> WHAT THE EXERCISE ASKS
Which lines below hold the word "with"? Report each one.

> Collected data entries
###

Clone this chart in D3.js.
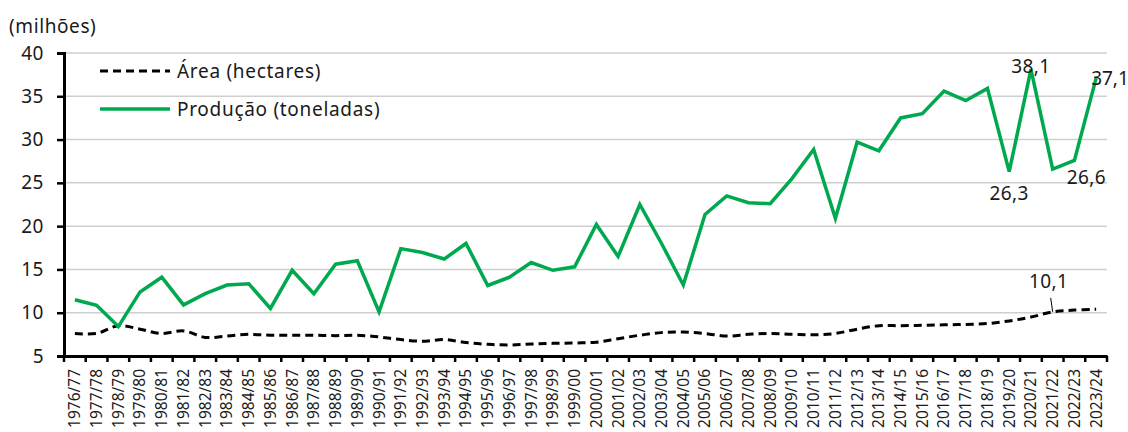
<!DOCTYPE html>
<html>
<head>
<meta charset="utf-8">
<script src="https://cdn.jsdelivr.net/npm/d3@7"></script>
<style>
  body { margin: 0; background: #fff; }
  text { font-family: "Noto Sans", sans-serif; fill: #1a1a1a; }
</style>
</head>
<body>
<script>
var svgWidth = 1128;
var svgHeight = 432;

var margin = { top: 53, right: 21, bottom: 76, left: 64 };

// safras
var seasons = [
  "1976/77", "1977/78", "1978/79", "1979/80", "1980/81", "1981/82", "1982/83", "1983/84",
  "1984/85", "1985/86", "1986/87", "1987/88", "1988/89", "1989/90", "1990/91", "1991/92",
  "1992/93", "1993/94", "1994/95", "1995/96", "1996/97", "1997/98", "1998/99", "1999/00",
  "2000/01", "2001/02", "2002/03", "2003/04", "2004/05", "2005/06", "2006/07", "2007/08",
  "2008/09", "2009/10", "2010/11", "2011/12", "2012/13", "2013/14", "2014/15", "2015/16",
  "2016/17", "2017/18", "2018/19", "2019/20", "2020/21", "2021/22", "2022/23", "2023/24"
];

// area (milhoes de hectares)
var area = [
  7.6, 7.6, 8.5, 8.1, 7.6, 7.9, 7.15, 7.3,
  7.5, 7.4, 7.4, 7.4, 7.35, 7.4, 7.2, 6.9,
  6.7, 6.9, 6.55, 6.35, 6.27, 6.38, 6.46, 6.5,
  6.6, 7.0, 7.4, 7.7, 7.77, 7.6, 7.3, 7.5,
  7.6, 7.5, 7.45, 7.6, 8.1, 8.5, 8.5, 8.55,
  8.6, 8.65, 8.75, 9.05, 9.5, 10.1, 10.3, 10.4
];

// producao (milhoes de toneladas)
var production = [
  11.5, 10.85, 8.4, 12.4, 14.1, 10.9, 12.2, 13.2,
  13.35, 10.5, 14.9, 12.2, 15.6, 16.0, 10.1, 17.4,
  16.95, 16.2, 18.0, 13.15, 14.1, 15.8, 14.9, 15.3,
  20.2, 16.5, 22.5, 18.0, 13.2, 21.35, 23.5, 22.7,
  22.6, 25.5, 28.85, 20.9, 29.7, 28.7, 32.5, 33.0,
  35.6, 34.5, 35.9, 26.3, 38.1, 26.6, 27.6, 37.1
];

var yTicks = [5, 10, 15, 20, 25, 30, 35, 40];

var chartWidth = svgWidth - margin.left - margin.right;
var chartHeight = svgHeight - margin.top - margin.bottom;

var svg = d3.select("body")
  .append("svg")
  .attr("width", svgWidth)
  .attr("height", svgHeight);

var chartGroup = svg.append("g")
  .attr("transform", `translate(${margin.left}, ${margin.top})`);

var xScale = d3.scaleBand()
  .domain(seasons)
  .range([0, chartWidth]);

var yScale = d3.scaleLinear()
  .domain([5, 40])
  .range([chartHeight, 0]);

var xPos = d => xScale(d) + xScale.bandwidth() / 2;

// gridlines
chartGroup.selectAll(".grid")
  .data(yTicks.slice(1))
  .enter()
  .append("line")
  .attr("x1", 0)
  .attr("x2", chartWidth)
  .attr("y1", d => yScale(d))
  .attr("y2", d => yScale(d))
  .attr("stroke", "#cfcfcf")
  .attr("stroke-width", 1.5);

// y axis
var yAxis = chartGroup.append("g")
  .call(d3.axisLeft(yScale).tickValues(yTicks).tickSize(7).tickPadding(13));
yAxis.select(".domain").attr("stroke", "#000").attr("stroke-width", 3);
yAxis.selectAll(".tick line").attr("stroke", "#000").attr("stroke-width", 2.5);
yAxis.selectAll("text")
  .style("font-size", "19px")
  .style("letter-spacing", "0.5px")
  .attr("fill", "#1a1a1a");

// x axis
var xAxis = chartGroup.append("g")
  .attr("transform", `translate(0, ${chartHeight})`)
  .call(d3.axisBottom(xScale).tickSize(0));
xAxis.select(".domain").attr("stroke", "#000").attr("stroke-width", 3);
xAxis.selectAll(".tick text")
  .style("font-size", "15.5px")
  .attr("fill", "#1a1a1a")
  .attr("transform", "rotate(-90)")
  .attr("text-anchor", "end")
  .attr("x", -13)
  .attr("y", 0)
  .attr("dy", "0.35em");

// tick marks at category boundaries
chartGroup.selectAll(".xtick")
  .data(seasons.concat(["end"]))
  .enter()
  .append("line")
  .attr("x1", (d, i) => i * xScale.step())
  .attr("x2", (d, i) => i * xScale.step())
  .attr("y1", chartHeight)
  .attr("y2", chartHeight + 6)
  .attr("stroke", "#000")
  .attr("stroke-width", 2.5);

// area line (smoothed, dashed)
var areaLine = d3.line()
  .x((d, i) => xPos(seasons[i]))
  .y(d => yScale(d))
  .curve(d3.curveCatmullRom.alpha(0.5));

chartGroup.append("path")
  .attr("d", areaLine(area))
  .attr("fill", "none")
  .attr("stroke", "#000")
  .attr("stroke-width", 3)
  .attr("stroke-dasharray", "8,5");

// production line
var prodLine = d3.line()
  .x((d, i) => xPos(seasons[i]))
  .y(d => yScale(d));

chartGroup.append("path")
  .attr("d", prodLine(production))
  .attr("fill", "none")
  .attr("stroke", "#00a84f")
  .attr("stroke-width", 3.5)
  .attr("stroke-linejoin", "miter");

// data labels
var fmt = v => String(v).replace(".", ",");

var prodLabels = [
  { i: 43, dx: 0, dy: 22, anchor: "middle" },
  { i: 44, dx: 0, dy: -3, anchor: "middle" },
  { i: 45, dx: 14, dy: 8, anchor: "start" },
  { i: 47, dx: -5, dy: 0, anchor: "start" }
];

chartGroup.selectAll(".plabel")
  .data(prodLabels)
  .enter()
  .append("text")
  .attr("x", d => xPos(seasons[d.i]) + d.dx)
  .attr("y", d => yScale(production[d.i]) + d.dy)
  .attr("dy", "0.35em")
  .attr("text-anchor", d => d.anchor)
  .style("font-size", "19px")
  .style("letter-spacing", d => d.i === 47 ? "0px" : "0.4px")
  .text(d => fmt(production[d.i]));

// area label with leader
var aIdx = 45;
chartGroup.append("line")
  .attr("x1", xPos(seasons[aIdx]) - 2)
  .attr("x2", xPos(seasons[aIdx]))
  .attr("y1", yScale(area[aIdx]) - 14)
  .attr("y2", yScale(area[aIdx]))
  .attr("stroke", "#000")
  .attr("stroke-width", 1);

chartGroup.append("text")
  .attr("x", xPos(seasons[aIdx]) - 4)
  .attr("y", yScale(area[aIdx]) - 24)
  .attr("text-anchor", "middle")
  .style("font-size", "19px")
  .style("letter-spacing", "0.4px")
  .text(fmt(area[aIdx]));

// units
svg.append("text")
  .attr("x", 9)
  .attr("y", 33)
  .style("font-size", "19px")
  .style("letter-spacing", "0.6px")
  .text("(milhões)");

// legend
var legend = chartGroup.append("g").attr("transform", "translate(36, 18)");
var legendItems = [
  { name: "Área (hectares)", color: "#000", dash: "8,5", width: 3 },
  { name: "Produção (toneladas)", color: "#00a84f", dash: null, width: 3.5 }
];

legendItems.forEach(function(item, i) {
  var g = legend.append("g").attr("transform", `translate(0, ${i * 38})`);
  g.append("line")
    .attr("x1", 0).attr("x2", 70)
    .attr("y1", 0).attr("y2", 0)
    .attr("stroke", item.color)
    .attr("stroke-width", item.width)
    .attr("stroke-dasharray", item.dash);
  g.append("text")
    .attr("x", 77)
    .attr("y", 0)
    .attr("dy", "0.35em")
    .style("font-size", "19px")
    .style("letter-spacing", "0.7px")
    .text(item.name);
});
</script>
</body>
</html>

###

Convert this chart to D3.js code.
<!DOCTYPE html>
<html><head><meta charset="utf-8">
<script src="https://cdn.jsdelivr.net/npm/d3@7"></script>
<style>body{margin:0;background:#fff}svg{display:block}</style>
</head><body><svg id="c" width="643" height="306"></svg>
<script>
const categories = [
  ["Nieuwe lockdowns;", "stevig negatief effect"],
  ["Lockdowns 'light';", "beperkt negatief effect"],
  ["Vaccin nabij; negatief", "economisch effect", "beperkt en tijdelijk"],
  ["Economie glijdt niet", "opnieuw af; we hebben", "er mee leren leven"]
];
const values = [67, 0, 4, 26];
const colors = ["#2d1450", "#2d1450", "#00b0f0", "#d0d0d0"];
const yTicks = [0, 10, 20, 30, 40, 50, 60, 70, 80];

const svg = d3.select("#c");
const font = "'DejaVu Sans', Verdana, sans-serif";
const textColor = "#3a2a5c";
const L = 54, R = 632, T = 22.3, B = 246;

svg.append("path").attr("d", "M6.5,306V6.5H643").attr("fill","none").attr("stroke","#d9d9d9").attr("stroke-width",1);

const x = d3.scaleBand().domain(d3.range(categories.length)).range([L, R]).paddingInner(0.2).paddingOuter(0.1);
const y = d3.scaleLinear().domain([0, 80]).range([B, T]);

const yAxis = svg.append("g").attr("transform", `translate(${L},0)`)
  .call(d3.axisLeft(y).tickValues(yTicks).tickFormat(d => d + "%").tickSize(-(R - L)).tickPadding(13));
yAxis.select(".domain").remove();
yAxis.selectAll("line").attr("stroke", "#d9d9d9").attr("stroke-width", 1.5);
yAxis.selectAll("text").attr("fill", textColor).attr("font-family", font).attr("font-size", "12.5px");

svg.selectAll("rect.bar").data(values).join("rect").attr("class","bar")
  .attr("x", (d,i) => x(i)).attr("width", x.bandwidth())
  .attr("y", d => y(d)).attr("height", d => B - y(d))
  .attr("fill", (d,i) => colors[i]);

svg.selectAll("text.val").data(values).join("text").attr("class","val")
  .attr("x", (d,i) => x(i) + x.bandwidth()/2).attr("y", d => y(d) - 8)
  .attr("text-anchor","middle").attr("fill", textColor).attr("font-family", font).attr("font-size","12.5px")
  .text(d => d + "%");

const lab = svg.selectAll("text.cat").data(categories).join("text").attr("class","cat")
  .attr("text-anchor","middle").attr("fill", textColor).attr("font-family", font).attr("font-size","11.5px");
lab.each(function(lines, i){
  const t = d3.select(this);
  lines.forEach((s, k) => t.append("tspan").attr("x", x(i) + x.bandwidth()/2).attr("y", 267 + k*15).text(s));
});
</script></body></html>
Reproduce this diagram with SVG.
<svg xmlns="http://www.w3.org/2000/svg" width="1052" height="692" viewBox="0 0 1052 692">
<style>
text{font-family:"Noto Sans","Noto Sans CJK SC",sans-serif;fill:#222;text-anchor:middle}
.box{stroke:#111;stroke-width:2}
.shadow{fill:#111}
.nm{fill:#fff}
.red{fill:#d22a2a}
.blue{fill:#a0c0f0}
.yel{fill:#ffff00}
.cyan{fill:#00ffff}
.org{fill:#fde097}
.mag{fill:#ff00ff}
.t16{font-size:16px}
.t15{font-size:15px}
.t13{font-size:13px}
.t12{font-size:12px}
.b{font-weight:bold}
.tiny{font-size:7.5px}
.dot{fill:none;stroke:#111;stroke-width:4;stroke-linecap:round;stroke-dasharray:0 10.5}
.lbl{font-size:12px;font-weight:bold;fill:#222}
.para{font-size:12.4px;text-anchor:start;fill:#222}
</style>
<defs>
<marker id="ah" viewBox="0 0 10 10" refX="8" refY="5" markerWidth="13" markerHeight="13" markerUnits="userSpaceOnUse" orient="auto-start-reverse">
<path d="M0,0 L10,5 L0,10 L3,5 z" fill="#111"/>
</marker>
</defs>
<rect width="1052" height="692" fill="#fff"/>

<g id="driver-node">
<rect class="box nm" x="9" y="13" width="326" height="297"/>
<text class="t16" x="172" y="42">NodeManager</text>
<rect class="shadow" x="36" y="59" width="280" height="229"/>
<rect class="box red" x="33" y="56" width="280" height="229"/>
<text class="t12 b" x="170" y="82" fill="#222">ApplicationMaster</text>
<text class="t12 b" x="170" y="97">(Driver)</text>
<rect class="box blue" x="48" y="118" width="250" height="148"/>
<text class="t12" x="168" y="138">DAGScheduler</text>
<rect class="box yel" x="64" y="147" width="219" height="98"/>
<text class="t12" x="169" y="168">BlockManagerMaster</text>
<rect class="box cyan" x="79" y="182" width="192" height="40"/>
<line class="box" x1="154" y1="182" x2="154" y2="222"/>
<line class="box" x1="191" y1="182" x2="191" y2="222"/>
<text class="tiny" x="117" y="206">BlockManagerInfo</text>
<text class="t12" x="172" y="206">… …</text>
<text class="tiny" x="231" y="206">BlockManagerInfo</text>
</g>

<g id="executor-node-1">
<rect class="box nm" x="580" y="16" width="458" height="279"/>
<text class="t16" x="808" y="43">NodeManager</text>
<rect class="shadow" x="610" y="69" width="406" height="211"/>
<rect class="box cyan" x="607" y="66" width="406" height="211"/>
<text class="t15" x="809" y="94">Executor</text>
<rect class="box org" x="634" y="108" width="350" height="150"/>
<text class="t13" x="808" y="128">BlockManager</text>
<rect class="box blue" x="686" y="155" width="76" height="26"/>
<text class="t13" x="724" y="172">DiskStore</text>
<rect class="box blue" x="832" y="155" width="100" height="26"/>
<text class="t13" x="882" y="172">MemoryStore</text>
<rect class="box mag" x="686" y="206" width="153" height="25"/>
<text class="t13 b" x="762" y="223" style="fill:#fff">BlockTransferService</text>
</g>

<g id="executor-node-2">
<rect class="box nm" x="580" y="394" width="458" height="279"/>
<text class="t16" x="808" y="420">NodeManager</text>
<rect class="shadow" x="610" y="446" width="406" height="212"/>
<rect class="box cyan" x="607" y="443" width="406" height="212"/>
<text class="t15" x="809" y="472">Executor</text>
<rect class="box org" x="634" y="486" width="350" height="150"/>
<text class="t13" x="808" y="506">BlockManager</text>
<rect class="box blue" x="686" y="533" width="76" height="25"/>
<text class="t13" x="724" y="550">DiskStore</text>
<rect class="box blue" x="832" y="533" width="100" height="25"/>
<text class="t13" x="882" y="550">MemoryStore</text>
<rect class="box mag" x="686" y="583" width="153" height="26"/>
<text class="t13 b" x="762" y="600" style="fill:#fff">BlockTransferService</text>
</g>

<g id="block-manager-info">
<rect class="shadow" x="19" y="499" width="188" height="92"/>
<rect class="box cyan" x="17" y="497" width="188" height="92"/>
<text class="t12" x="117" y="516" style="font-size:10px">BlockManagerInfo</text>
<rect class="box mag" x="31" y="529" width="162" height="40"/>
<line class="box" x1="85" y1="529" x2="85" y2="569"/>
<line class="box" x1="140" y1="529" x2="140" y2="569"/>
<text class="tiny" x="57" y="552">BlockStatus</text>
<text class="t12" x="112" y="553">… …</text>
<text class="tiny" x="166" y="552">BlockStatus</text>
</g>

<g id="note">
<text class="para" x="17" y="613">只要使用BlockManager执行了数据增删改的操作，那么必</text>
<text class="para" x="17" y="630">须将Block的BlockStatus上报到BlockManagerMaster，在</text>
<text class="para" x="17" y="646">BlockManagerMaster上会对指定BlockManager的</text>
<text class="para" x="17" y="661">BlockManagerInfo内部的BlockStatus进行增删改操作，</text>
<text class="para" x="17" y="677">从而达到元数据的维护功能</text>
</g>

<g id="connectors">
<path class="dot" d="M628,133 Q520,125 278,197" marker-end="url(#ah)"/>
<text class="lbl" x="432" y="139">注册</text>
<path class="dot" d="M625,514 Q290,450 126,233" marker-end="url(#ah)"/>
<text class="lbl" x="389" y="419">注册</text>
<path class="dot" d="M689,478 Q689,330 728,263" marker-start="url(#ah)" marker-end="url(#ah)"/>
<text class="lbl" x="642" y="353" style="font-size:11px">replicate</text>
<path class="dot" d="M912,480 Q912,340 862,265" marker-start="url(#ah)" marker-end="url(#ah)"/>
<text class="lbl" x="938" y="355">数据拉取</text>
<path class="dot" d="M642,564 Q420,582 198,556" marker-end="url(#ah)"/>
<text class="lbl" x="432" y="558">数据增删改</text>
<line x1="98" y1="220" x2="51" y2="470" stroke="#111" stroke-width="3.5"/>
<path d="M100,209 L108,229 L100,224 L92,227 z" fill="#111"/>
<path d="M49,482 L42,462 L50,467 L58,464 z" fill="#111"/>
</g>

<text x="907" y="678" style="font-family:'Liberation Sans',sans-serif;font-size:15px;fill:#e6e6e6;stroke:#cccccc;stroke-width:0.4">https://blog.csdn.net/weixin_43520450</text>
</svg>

###

> COMPLETE ANSWER
// area label with leader
Reproduce this diagram with SVG.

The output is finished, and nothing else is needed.